Well see here is the thing Leo, they are acting small when they think this way. It is not that they are a mom and pop shop where the cash flow is small and there are problems with things like this but rather a ‘big’ corporation with big pockets.
If they need to float a loan to cover expenses, then they really need to examine their finances and get rid of some management. You have 1500 trucks (let's use that for a moment) and they do somewhere around 3300 a week, that is around $5M a week in payouts, if they can't cover this with cash in the bank then what can they do.
I wonder how many actually take advantage of the program?
I would guess, just a guess that 8 to 10% of the entire fleet at most, so if it is 10% of 1500 that is 150 trucks and that works out using the average $14,850 a week that they charge the contractor for a payout of $496K, not a bad return on investment. I think they are treating it like a loan tell you the truth.
If they treated the thing as a payroll, they would not think this way and solve a lot of problems for all but they are stuck on this concept that they are a small expediting company from all I have read.
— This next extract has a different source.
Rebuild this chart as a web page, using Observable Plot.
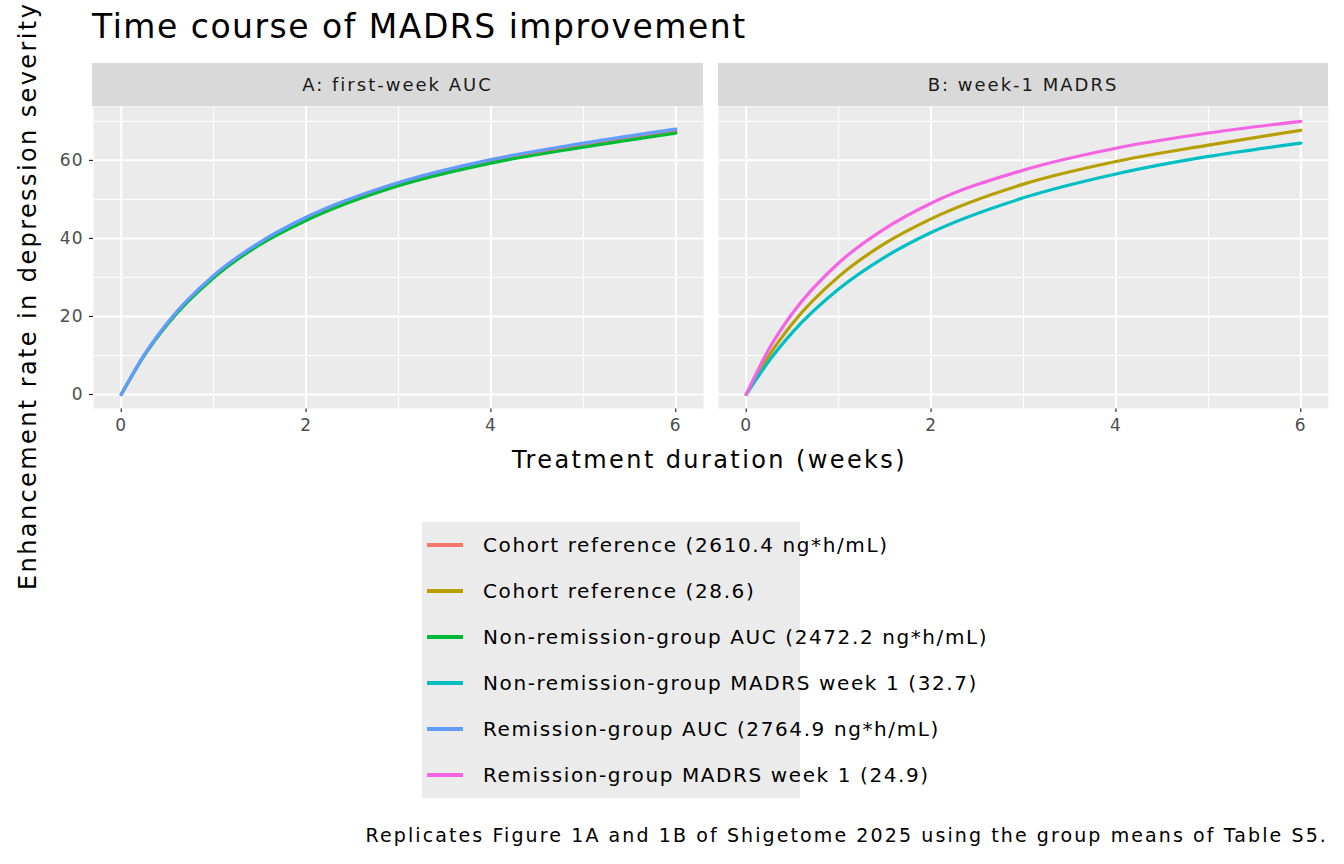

I mean like Falligator being paid dry run pay, they should have paid him detention pay and gone back to the customer and charged them or eat the cost without thinking. Then this run should have been flagged by the supervisors and discussed with sales to prevent it from happening again or making sure that there is a policy covering it.
I think many of the operational problems is caused by paying the dispatchers and management of them hourly (salary) without incentives and not having experience in either business or owning a truck within the staff.